Reminding the 70 years since the adoption of the UDHR, celebrated this year, Mancisidor also highlighted UNESCO has had a critical role in shifting the understanding of science at the service of destruction, as articulated during the Second World War, to science as a cultural right that needs to operate in the benefit of society.

“The birth of UNESCO was extremely important in that context. The final version of Article 27 asserts that everyone has the right to participate and benefit from science. This perspective is key to understand the right to science”, he said.

The human face of science

According to Margaret Vitullo, Deputy Director of the American Sociological Association (ASA), three essential tools are necessary to make for continuous access to science: access to education at every level, access to information and communication technologies, and funding.

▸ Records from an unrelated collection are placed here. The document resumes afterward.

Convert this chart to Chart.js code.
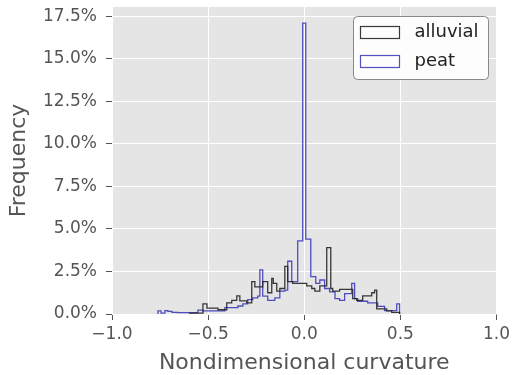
<!DOCTYPE html>
<html>
<head>
<meta charset="utf-8">
<script src="https://cdn.jsdelivr.net/npm/chart.js@4"></script>
<style>
  html, body { margin: 0; padding: 0; background: #fff; }
  #wrap { width: 514px; height: 375px; }
</style>
</head>
<body>
<div id="wrap"><canvas id="curvChart" width="514" height="375"></canvas></div>
<script>
// bin edges (left edge of each step) and frequency in %
const alluvialEdges = [-0.595, -0.527, -0.506, -0.449, -0.403, -0.377, -0.351, -0.335, -0.299, -0.273,
    -0.257, -0.216, -0.190, -0.169, -0.161, -0.143, -0.127, -0.101, -0.086, -0.060,
    0.013, 0.039, 0.055, 0.081, 0.117, 0.138, 0.148, 0.184, 0.252, 0.273,
    0.304, 0.351, 0.366, 0.377, 0.429, 0.455, 0.496];
const alluvialFreq = [0.05, 0.6, 0.35, 0.25, 0.65, 0.8, 1.06, 0.77, 0.65, 1.9,
    1.6, 1.9, 1.25, 2.1, 1.8, 1.35, 1.5, 2.8, 1.9, 1.8,
    1.65, 1.5, 1.35, 1.65, 3.9, 1.5, 1.35, 1.45, 0.9, 0.8,
    1.06, 1.25, 1.4, 0.3, 0.18, 0.1];

const peatEdges = [-0.761, -0.745, -0.725, -0.709, -0.688, -0.657, -0.553, -0.527, -0.413, -0.345,
    -0.319, -0.294, -0.268, -0.242, -0.231, -0.216, -0.190, -0.153, -0.127, -0.101,
    -0.086, -0.065, -0.034, -0.008, 0.008, 0.034, 0.060, 0.081, 0.106, 0.132,
    0.160, 0.184, 0.210, 0.247, 0.262, 0.278, 0.330, 0.382, 0.418, 0.481, 0.496];
const peatFreq = [0.18, 0.05, 0.2, 0.15, 0.1, 0.08, 0.23, 0.18, 0.37, 0.47,
    0.6, 0.85, 0.95, 1.05, 2.6, 1.05, 0.8, 0.95, 1.35, 1.4,
    3.1, 1.9, 4.3, 17.1, 4.4, 2.2, 1.8, 2.0, 1.5, 1.3,
    0.9, 0.8, 1.2, 1.8, 0.9, 0.75, 0.65, 0.45, 0.2, 0.6];

const xTicks = [-1.0, -0.5, 0.0, 0.5, 1.0];
const yTicks = [0, 2.5, 5, 7.5, 10, 12.5, 15, 17.5];

function stepPoints(edges, freq) {
    const pts = [{ x: edges[0], y: 0 }];
    for (let i = 0; i < freq.length; i++) {
        pts.push({ x: edges[i], y: freq[i] });
    }
    pts.push({ x: edges[edges.length - 1], y: freq[freq.length - 1] });
    pts.push({ x: edges[edges.length - 1], y: 0 });
    return pts;
}

const FONT = "'DejaVu Sans', sans-serif";
const TXT = '#555555';

// grey plot background like the ggplot style
const panelBg = {
    id: 'panelBg',
    beforeDraw(chart) {
        const a = chart.chartArea, c = chart.ctx;
        c.save();
        c.fillStyle = '#e5e5e5';
        c.fillRect(a.left, a.top, a.right - a.left, a.bottom - a.top);
        c.restore();
    }
};

// legend box in the upper right corner of the plot
const boxLegend = {
    id: 'boxLegend',
    afterDraw(chart) {
        const c = chart.ctx;
        const x = 353.5, y = 16.5, w = 135, h = 63;
        c.save();
        c.beginPath();
        c.roundRect(x, y, w, h, 4);
        c.fillStyle = 'rgba(255,255,255,0.9)';
        c.fill();
        c.strokeStyle = '#888';
        c.lineWidth = 1;
        c.stroke();
        c.font = '18px ' + FONT;
        c.textBaseline = 'middle';
        chart.data.datasets.forEach((ds, i) => {
            const ly = y + 16 + i * 29;
            c.strokeStyle = ds.borderColor;
            c.lineWidth = 1.2;
            c.strokeRect(x + 7, ly - 6, 39, 12);
            c.fillStyle = '#222';
            c.fillText(ds.label, x + 61, ly);
        });
        c.restore();
    }
};

const ctx = document.getElementById('curvChart').getContext('2d');
new Chart(ctx, {
    type: 'line',
    data: {
        datasets: [
            {
                label: 'alluvial',
                data: stepPoints(alluvialEdges, alluvialFreq),
                borderColor: 'rgba(35,35,35,0.9)',
                borderWidth: 1.3,
                stepped: 'before',
                pointRadius: 0,
                fill: false
            },
            {
                label: 'peat',
                data: stepPoints(peatEdges, peatFreq),
                borderColor: 'rgba(50,50,185,0.85)',
                borderWidth: 1.3,
                stepped: 'before',
                pointRadius: 0,
                fill: false
            }
        ]
    },
    options: {
        responsive: false,
        animation: false,
        layout: { padding: { top: 7, right: 17, left: 0, bottom: 0 } },
        plugins: {
            legend: { display: false },
            tooltip: { enabled: false }
        },
        scales: {
            x: {
                type: 'linear',
                min: -1,
                max: 1,
                afterBuildTicks(axis) { axis.ticks = xTicks.map(v => ({ value: v })); },
                afterFit(axis) { axis.height = 61; },
                ticks: {
                    color: TXT,
                    font: { family: FONT, size: 17 },
                    padding: 4,
                    maxRotation: 0,
                    callback: v => (v < 0 ? '\u2212' : '') + Math.abs(v).toFixed(1)
                },
                grid: {
                    color: '#ffffff',
                    lineWidth: 1,
                    drawTicks: true,
                    tickLength: 6,
                    tickColor: '#555'
                },
                border: { display: false },
                title: {
                    display: true,
                    text: 'Nondimensional curvature',
                    color: TXT,
                    font: { family: FONT, size: 22, lineHeight: 1 },
                    padding: { top: 0, bottom: 1 }
                }
            },
            y: {
                min: 0,
                max: 18.05,
                afterBuildTicks(axis) { axis.ticks = yTicks.map(v => ({ value: v })); },
                afterFit(axis) {
                    axis.width = 112;
                    axis.paddingTop = 0;
                    axis.paddingBottom = 0;
                },
                ticks: {
                    color: TXT,
                    font: { family: FONT, size: 17 },
                    padding: 9,
                    callback: v => v.toFixed(1) + '%'
                },
                grid: {
                    color: '#ffffff',
                    lineWidth: 1,
                    drawTicks: true,
                    tickLength: 6,
                    tickColor: '#555'
                },
                border: { display: false },
                title: {
                    display: true,
                    text: 'Frequency',
                    color: TXT,
                    font: { family: FONT, size: 22, lineHeight: 1 },
                    padding: { top: 8, bottom: 0 }
                }
            }
        }
    },
    plugins: [panelBg, boxLegend]
});
</script>
</body>
</html>
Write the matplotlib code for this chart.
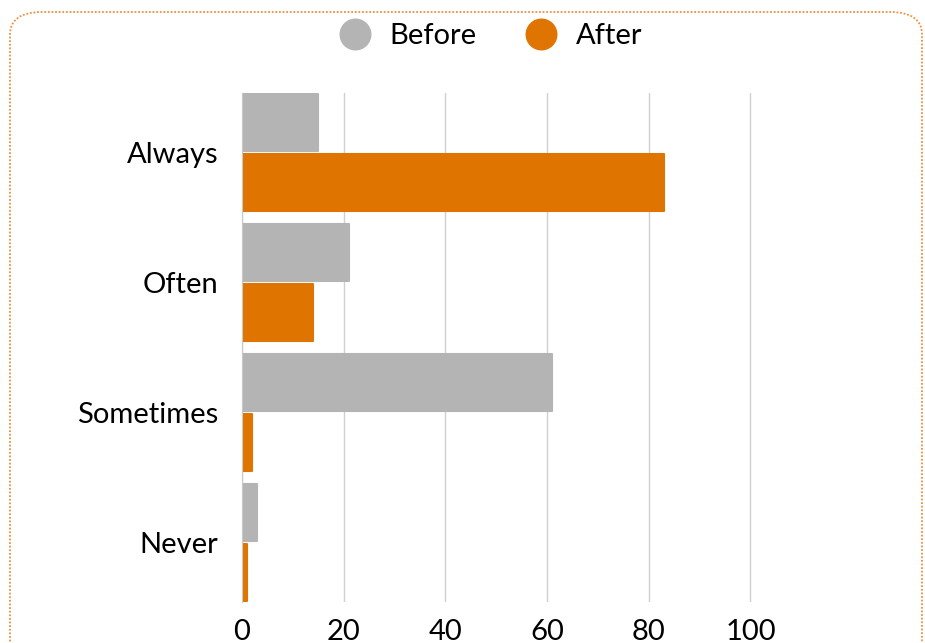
import matplotlib
matplotlib.use("Agg")
import matplotlib.pyplot as plt
from matplotlib.patches import FancyBboxPatch
from matplotlib.lines import Line2D
import numpy as np

categories = ["Always", "Often", "Sometimes", "Never"]
before = [15, 21, 61, 3]
after = [83, 14, 2, 1]
x_ticks = [0, 20, 40, 60, 80, 100]

gray = "#B4B4B4"
orange = "#DF7400"

plt.rcParams["font.family"] = ["Lato", "DejaVu Sans"]

fig = plt.figure(figsize=(9.25, 6.43), dpi=100)
ax = fig.add_axes([242 / 925, 41 / 643, 510 / 925, 509 / 643])

# grouped horizontal bars, Before above After
y = np.arange(len(categories))
h = 0.44
ax.barh(y - 0.23, before, height=h, color=gray, edgecolor=gray,
        linewidth=1.5, joinstyle="round", zorder=3)
ax.barh(y + 0.23, after, height=h, color=orange, edgecolor=orange,
        linewidth=1.5, joinstyle="round", zorder=3)

ax.set_xlim(0, 100.3)
ax.set_ylim(3.46, -0.46)
ax.set_xticks(x_ticks)
ax.set_yticks(y)
ax.set_yticklabels(categories, fontsize=21)
ax.tick_params(axis="x", labelsize=21, length=0, pad=12)
ax.tick_params(axis="y", length=0, pad=17)
ax.grid(axis="x", color="#D0D0D0", linewidth=1, zorder=0)
for s in ["top", "right", "bottom"]:
    ax.spines[s].set_visible(False)
ax.spines["left"].set_color("#C8C8C8")
ax.spines["left"].set_zorder(4)

handles = [Line2D([], [], marker="o", linestyle="", markersize=22, color=gray),
           Line2D([], [], marker="o", linestyle="", markersize=22, color=orange)]
fig.legend(handles, ["Before", "After"], loc="center", bbox_to_anchor=(484 / 925, 1 - 36 / 643),
           ncol=2, frameon=False, fontsize=21, handletextpad=0.2, columnspacing=1.2)

# dotted rounded frame around the whole chart
border = FancyBboxPatch((10 / 925, -0.03), 912 / 925, 1 - 12 / 643 + 0.03,
                        boxstyle="round,pad=0,rounding_size=0.035",
                        transform=fig.transFigure, fill=False,
                        edgecolor="#EE9040", linestyle=(0, (1, 1)), linewidth=1.3)
fig.patches.append(border)

fig.savefig("out.png", dpi=100)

In view of the loss of prestige of science in the last years, Vitullo defended improvements in the way science is taught: “Since early ages, the scientific talk has been abstract. When we connect science to social problem solving, we can enhance better understanding on the importance of science. We need to show how physics, chemistry and formulas have a value to improve knowledge on how to solve problems”

Elisa Reis, Vice-President of the International Science Council (ISC), explored the ties between scientific knowledge and policy-making. “To make science a human right, we need a twofold perspective: science for policy and policy for science. These two targets contemplate science as a human right in its full sense, as a benefit and as participation”, she observed.

Dedicated to the 70th anniversary of the UDHR, the panel discussion “Science, a Human Right” was a continuation step of the celebration of the World Science Day for Peace and Development on 10 November.